Richard Heber - Biography

Biography

He was born in London, and attended Brasenose College, Oxford. At 19 he edited the works of Silius Italicus (2 vols. 12mo, 1792), and a year later prepared for the press an edition of Claudiani Carmina (2 vols., 1793).

A taste for book collecting was developed in him in childhood. As an undergraduate, he began to collect a purely classical library, but his taste broadening, he became interested in early English drama and literature, and began his wonderful collection of rare books in these departments. Succeeding on the death of his father in 1804 to large estates in Yorkshire and Shropshire, which he considerably augmented, he forthwith devoted himself to the purchase of rare books.
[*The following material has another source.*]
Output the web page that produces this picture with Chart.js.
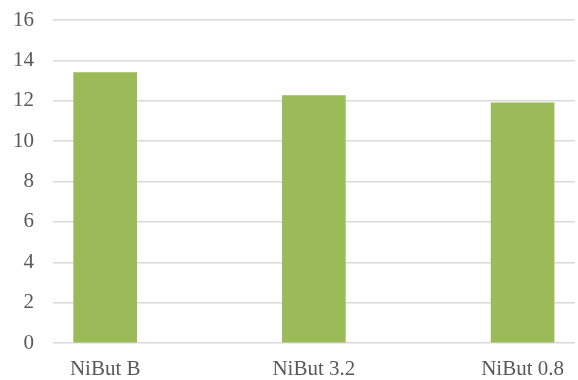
<!DOCTYPE html>
<html>
<head>
<meta charset="utf-8">
<script src="https://cdn.jsdelivr.net/npm/chart.js@4/dist/chart.umd.min.js"></script>
<style>
    html, body { margin: 0; padding: 0; background: #fff; }
    #wrap { width: 578px; height: 380px; }
</style>
</head>
<body>
<div id="wrap"><canvas id="barChart"></canvas></div>
<script>
// data
const categories = ['NiBut B', 'NiBut 3.2', 'NiBut 0.8'];
const values = [13.4, 12.25, 11.9];
const yTicks = [0, 2, 4, 6, 8, 10, 12, 14, 16];

const font = { family: "'Liberation Serif', 'DejaVu Serif', serif", size: 21 };

var barChart = new Chart(document.getElementById('barChart'), {
    type: 'bar',
    data: {
        datasets: [{
            data: values.map((v, i) => { return { x: i, y: v } }),
            backgroundColor: '#9bbb59',
            borderWidth: 0,
            barThickness: 63
        }]
    },
    options: {
        responsive: true,
        maintainAspectRatio: false,
        animation: false,
        layout: {
            padding: 0
        },
        plugins: {
            legend: { display: false },
            tooltip: { enabled: false }
        },
        scales: {
            x: {
                type: 'linear',
                offset: false,
                bounds: 'data',
                min: -0.25,
                max: 2.25,
                afterBuildTicks: scale => {
                    scale.ticks = categories.map((c, i) => { return { value: i } });
                },
                afterFit: scale => {
                    scale.height = 37;
                },
                grid: { display: false, drawTicks: false },
                border: { display: false },
                ticks: {
                    color: '#595959',
                    font: font,
                    padding: 14,
                    maxRotation: 0,
                    callback: v => categories[v]
                }
            },
            y: {
                min: 0,
                max: 16,
                afterBuildTicks: scale => {
                    scale.ticks = yTicks.map(v => { return { value: v } });
                },
                // plot starts at x=53, top at y=20
                afterFit: scale => {
                    scale.width = 53;
                    scale.paddingTop = 20;
                    scale.paddingBottom = 0;
                },
                grid: { color: '#d9d9d9', lineWidth: 1.5, drawTicks: false },
                border: { display: false },
                ticks: {
                    color: '#595959',
                    font: font,
                    padding: 19
                }
            }
        }
    }
});
</script>
</body>
</html>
After ransacking England, he travelled extensively on the Continent, purchasing everywhere, and leaving large depots of books in Paris, Antwerp, Brussels, Ghent, and elsewhere in the Netherlands and Germany. At booksales he sometimes purchased single volumes, sometimes whole libraries. Sir Walter Scott, whose intimate friend he was, and who dedicated to him the sixth canto of Martnion, classed Heber's library as "superior to all others in the world"; Campbell described him as "the fiercest and strongest of all the bibliomaniacs." He did not confine himself to the purchase of a single copy of a work which took his fancy. "No gentleman," he remarked, "can be without three copies of a book, one for show, one for use, and one for borrowers." To such a size did his library grow that it overran eight houses, some in England, some on the Continent.

At his death his collection in England was estimated by Dibdin at 105,000 volumes, exclusive of many thousands on the Continent, the whole having cost upward of £180,000. Allibone in his Dictionary of Authors computes the volumes in England at 113,195, and those in France and Holland at 33,632, making a total of 146,827, to which must be added a large collection of pamphlets. This immense library was disposed of by auction after the owner's death, the sale lasting 216 days and realizing more than £60,000.

He possessed extensive landed property in Shropshire and Yorkshire, and was High Sheriff of the former county in 1821, was Member of Parliament (MP) for Oxford University from 1821 to 1826, and in 1822 was made a D.C.L. of that University. He was one of the founders of the Athenaeum Club, London.